Taylor Swift fans are reporting "post-concert amnesia" on social media.
"I know I was there, but it feels like it was a dream," on Swiftie wrote.
Too much excitement may be tricking the brain into thinking it's in trouble, an expert said.
"Hold on to the memories, they will hold on to you," sings Taylor Swift.
But for some Swifties, it's has become difficult to hold on to memories of her Eras Tour. Fans are coming forward to admit that are suffering from"post-concert amnesia."
It was like "an out-of-body experience, as though it didn't really happen to me," Gettysburg fan Nicole Booz, told Time.
"Yet I know it did because my bank account took a $950 hit to cover the ticket," she said.
Others have been taking to Reddit to share their guilt at not being able to recollect crucial moments of Swift's concert, with some saying they felt almost as if they were dissociating from the experience.
"I went to the Arlington show a few weeks back and I honestly cannot remember most of the concert," wrote one Swiftie on Reddit. "I know I was there, but it feels like it was a dream," added another.
"Post-concert amnesia is real," New Yorker Jenna Tocatlian told Time.
Tocatlian told Time she even forgot one of Swift's "surprise songs" that she had most hoped would come up.

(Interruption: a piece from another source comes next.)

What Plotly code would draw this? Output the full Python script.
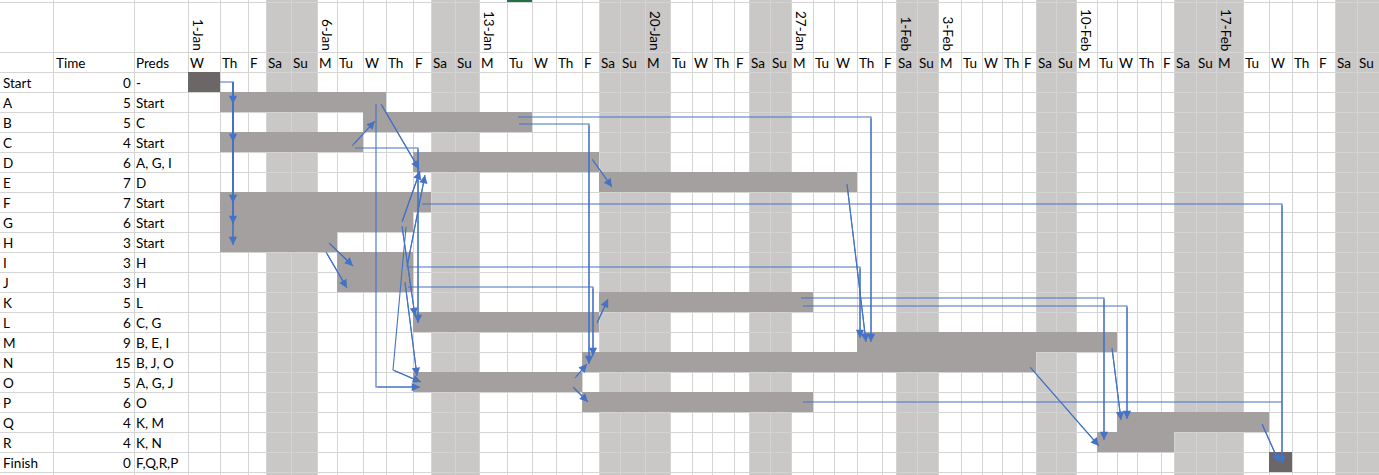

"If I didn't have the 5-minute video that my friend kindly took of me jamming to it, I probably would have told everyone that it didn't happen," Tocatlian said.
Too much excitement may be the culprit
Ewan McNay, an associate professor of psychology at the State University of New York told Time that this state can happen anytime you're faced with a situation highly-charged with emotions.
People often forget their first dance at a wedding, for instance, she said.
This could be the body misinterpreting the signs of excitement. Jumping up and down, screaming, crying can be confused for a fight-or-flight situation.
"You're saying, 'Hey, we're really stressed out: we're running away from the bear, or we're watching Taylor Swift'," McNay said.
Another explanation is that fans are flooding their brains with too many chemicals. Neurons then start firing indiscriminately. making it "really hard" to create new memories, McNay said.
For those who want to be emotionally present for more of the concert, there are strategies to improve memories of the event.
Fans can set out to try to calm themselves during the event, practice conscious meditation to focus on being present, and try to limit their emotional reactions like shouting or jumping up and down, McNay said.
However, whether or not fans can remember the specific details of the concert is slightly missing the point, Robert Kraft, a professor of cognitive psychology at Otterbein University in Westerville, wrote in a post in Psychology Today.
"The broadest reason we forget is that we focus on experiencing the world, not remembering it," he wrote.
For him, outside of specific events that depend on recollecting specific details like exams, brains mostly aren't wired to record memories like a camera.
"For a major musical event, we spend a lot of money on tickets, and have a high level of anticipation," he wrote.
"But if we place too much emphasis on memory, our expectations for remembering will be too high–and we'll be disappointed," he wrote.